In 2007 Tallis published Unthinkable Thought: The Enduring Significance of Parmenides. His book The Kingdom of Infinite Space: A Fantastical Journey Around Your Head, which explores the range of activities that go on inside the human head, was published in April 2008. Michelangelo's Finger: An Exploration of Everyday Transcendence was published in 2010.

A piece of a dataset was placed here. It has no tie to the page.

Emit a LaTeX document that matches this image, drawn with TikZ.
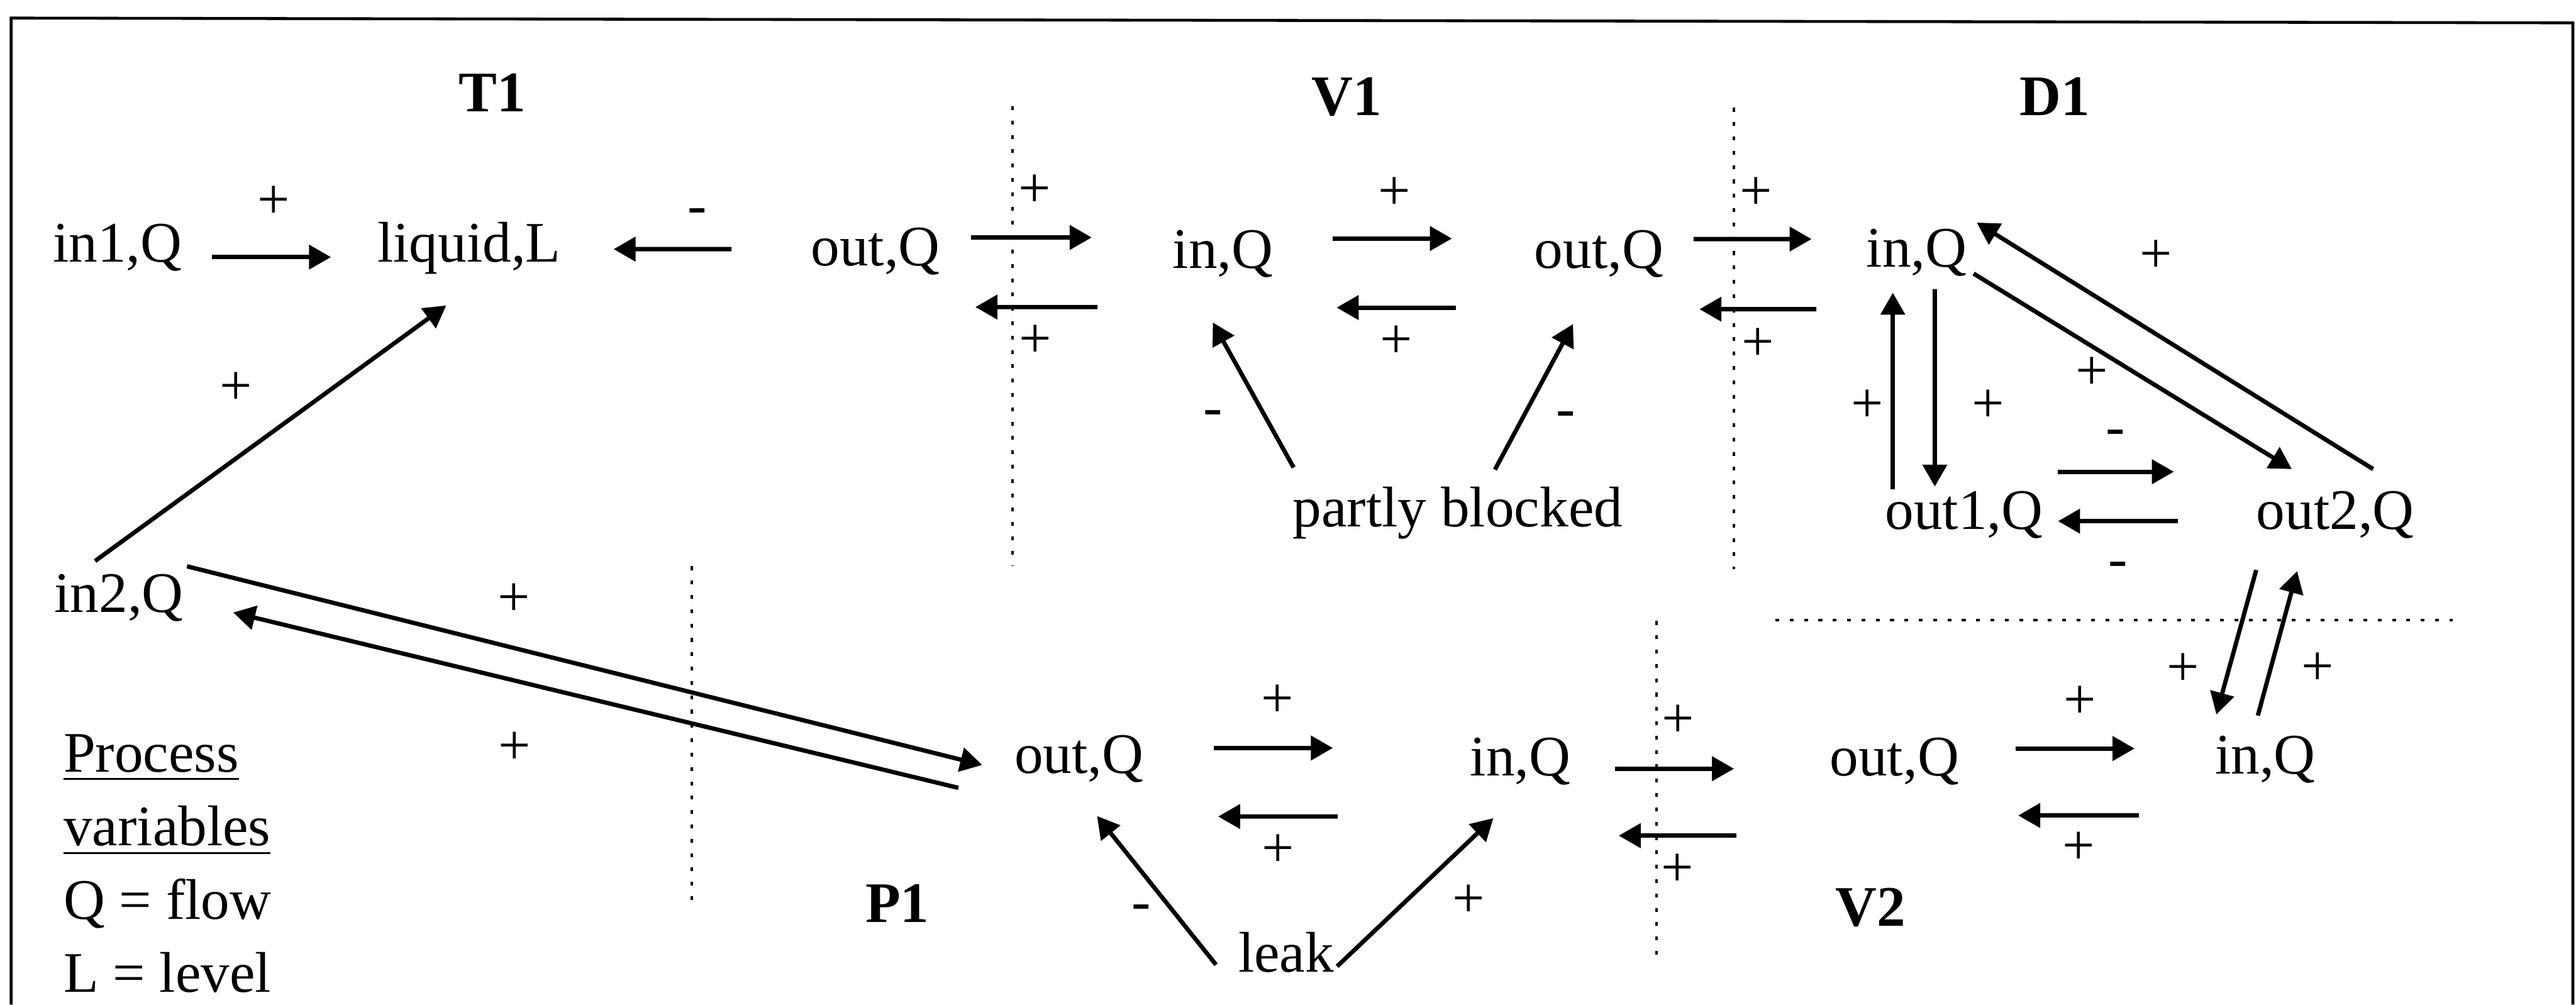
\documentclass[tikz,border=0pt]{standalone}
\usepackage{fontspec}
\setmainfont{Liberation Serif}
\usetikzlibrary{arrows.meta}

\newcommand{\txtsize}{\fontsize{12pt}{14.5pt}\selectfont}

\tikzset{
    var/.style={inner sep=0pt, anchor=base, font=\txtsize},
    unit/.style={var, font=\txtsize\bfseries},
    sgn/.style={inner sep=0pt, text height=0.5em, text depth=0pt, font=\txtsize},
    flow/.style={-{Triangle[length=4.6pt,width=5pt]}, line width=0.9pt},
    divider/.style={line width=0.5pt, dash pattern=on 0.8pt off 2.2pt}
}

\begin{document}
\begin{tikzpicture}[x=0.3906cm, y=-0.3906cm]
            \useasboundingbox (0,0) rectangle (48.49,18.91);

            % Frame
            \draw[line width=0.6pt] (0.21,18.91) -- (0.21,0.34) -- (48.43,0.43) -- (48.43,18.91);

            % Tank T1
            \node[unit] (t1) at (9.27,2.10) {T1};
            \node[var] (in1) at (2.21,4.93) {in1,Q};
            \node[var] (liq) at (8.83,4.93) {liquid,L};
            \node[var] (tout) at (16.48,5.00) {out,Q};
            \node[var] (in2) at (2.24,11.53) {in2,Q};

            % Valve V1
            \node[unit] (v1) at (25.35,2.17) {V1};
            \node[var] (vin) at (23.02,5.05) {in,Q};
            \node[var] (vout) at (30.10,5.05) {out,Q};
            \node[var] (blk) at (27.44,9.92) {partly blocked};

            % D1
            \node[unit] (d1) at (38.68,2.17) {D1};
            \node[var] (din) at (36.08,5.03) {in,Q};
            \node[var] (out1) at (36.97,9.96) {out1,Q};
            \node[var] (out2) at (43.96,9.96) {out2,Q};

            % Pump P1
            \node[unit] (p1) at (16.89,17.36) {P1};
            \node[var] (pout) at (20.31,14.56) {out,Q};
            \node[var] (pin) at (28.62,14.60) {in,Q};
            \node[var] (leak) at (24.21,18.30) {leak};

            % Valve V2
            \node[unit] (v2) at (35.21,17.43) {V2};
            \node[var] (wout) at (35.66,14.60) {out,Q};
            \node[var] (win) at (42.64,14.57) {in,Q};

            % Legend
            \node[var, anchor=base west] (leg1) at (1.18,14.53) {\underline{Process}};
            \node[var, anchor=base west] (leg2) at (1.18,15.92) {\underline{variables}};
            \node[var, anchor=base west] (leg3) at (1.18,17.30) {Q = flow};
            \node[var, anchor=base west] (leg4) at (1.18,18.68) {L = level};

            % Component borders
            \foreach \x/\ya/\yb in {19.06/2.00/10.66, 32.64/2.03/10.71, 13.02/10.66/16.96, 31.18/11.69/18.04} {
                \draw[divider] (\x,\ya) -- (\x,\yb);
            }
            \draw[divider] (33.42,11.67) -- (46.17,11.67);

            % T1 influences
            \draw[flow] ([shift={(1.78,-0.09)}]in1.base) -- node[sgn,shift={(0.04,-0.95)}] {+} ([shift={(-2.60,-0.09)}]liq.base);
            \draw[flow] ([shift={(-2.71,-0.31)}]tout.base) -- node[sgn,shift={(0.46,-0.69)}] {-} ([shift={(2.72,-0.24)}]liq.base);
            \draw[flow] ([shift={(-0.45,-0.97)}]in2.base) -- node[sgn,shift={(-0.65,-0.76)}] {+} ([shift={(-0.43,0.82)}]liq.base);

            % T1 - V1
            \draw[flow] ([shift={(1.80,-0.53)}]tout.base) -- node[sgn,shift={(0.06,-0.79)}] {+} ([shift={(-2.47,-0.58)}]vin.base);
            \draw[flow] ([shift={(-2.36,0.73)}]vin.base) -- node[sgn,shift={(-0.02,0.72)}] {+} ([shift={(1.88,0.78)}]tout.base);

            % V1
            \draw[flow] ([shift={(2.07,-0.56)}]vin.base) -- node[sgn,shift={(0.04,-0.77)}] {+} ([shift={(-2.77,-0.56)}]vout.base);
            \draw[flow] ([shift={(-2.69,0.74)}]vout.base) -- node[sgn,shift={(0,0.73)}] {+} ([shift={(2.14,0.74)}]vin.base);
            \draw[flow] ([shift={(-3.09,-1.12)}]blk.base) -- node[sgn,shift={(-0.76,0.36)}] {-} ([shift={(-0.19,1.02)}]vin.base);
            \draw[flow] ([shift={(0.70,-1.08)}]blk.base) -- node[sgn,shift={(0.60,0.35)}] {-} ([shift={(-0.49,1.05)}]vout.base);

            % V1 - D1
            \draw[flow] ([shift={(1.78,-0.55)}]vout.base) -- node[sgn,shift={(0.06,-0.78)}] {+} ([shift={(-1.98,-0.53)}]din.base);
            \draw[flow] ([shift={(-1.89,0.79)}]din.base) -- node[sgn,shift={(0,0.74)}] {+} ([shift={(1.89,0.77)}]vout.base);

            % D1
            \draw[flow] ([shift={(-1.34,-0.75)}]out1.base) -- node[sgn,shift={(-0.48,0.37)}] {+} ([shift={(-0.45,0.48)}]din.base);
            \draw[flow] ([shift={(0.34,0.41)}]din.base) -- node[sgn,shift={(1.00,0.43)}] {+} ([shift={(-0.55,-0.80)}]out1.base);
            \draw[flow] ([shift={(1.07,0.12)}]din.base) -- node[sgn,shift={(-0.77,0.12)}] {+} ([shift={(-0.82,-1.13)}]out2.base);
            \draw[flow] ([shift={(0.71,-1.13)}]out2.base) -- node[sgn,shift={(-0.35,-1.60)}] {+} ([shift={(1.13,-0.84)}]din.base);
            \draw[flow] ([shift={(1.76,-1.08)}]out1.base) -- node[sgn,shift={(0,-0.72)}] {-} ([shift={(-3.04,-1.08)}]out2.base);
            \draw[flow] ([shift={(-2.96,-0.15)}]out2.base) -- node[sgn,shift={(0,0.84)}] {-} ([shift={(1.77,-0.15)}]out1.base);

            % D1 - V2
            \draw[flow] ([shift={(-1.49,0.77)}]out2.base) -- node[sgn,shift={(-1.00,0.60)}] {+} ([shift={(-0.92,-1.12)}]win.base);
            \draw[flow] ([shift={(-0.14,-1.10)}]win.base) -- node[sgn,shift={(0.76,0.56)}] {+} ([shift={(-0.72,0.79)}]out2.base);

            % T1 - P1
            \draw[flow] ([shift={(1.28,-0.87)}]in2.base) -- node[sgn,pos=0.41,shift={(0.02,-0.82)}] {+} ([shift={(-1.82,-0.16)}]pout.base);
            \draw[flow] ([shift={(-2.27,0.27)}]pout.base) -- node[sgn,pos=0.612,shift={(0,1.36)}] {+} ([shift={(2.15,0)}]in2.base);

            % P1
            \draw[flow] ([shift={(2.54,-0.48)}]pout.base) -- node[sgn,shift={(0.08,-0.80)}] {+} ([shift={(-3.53,-0.52)}]pin.base);
            \draw[flow] ([shift={(-3.44,0.77)}]pin.base) -- node[sgn,shift={(0,0.72)}] {+} ([shift={(2.62,0.81)}]pout.base);
            \draw[flow] ([shift={(-1.32,-0.14)}]leak.base) -- node[sgn,shift={(-0.29,0.34)}] {-} ([shift={(0.34,0.80)}]pout.base);
            \draw[flow] ([shift={(0.96,-0.11)}]leak.base) -- node[sgn,shift={(1.01,0.25)}] {+} ([shift={(-0.51,0.80)}]pin.base);

            % P1 - V2
            \draw[flow] ([shift={(1.78,-0.13)}]pin.base) -- node[sgn,shift={(0.07,-0.82)}] {+} ([shift={(-3.02,-0.13)}]wout.base);
            \draw[flow] ([shift={(-2.98,1.13)}]wout.base) -- node[sgn,shift={(0,0.73)}] {+} ([shift={(1.85,1.13)}]pin.base);

            % V2
            \draw[flow] ([shift={(2.28,-0.51)}]wout.base) -- node[sgn,shift={(0.09,-0.79)}] {+} ([shift={(-2.46,-0.48)}]win.base);
            \draw[flow] ([shift={(-2.38,0.78)}]win.base) -- node[sgn,shift={(0,0.70)}] {+} ([shift={(2.33,0.75)}]wout.base);
\end{tikzpicture}
\end{document}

Aping Mankind: Neuromania, Darwinitis and the Misrepresentation of Humanity was published in 2011. In Defence of Wonder and Other Philosophical Reflections, a collection of essays from The Reader and elsewhere, was published in April 2012.

==Other work==
Tallis is among the Distinguished Supporters of Humanists UK. Tallis is also a Patron of Dignity in Dying. On 15 September 2010, Tallis, along with 54 other public figures, signed an open letter published in The Guardian, stating their opposition to Pope Benedict XVI's state visit to the UK. In a 2010 interview with author Jesse Horn, Tallis declared that he is an optimistic humanist and an atheist. "Given that I was born a few months after Auschwitz was liberated, it is hardly surprising that I have a strong sense of the evil that humans – individually and collectively – do. My position is that of cautious and chastened optimism, a belief that, if we are ourselves well-treated by others, we will usually treat others reasonably well."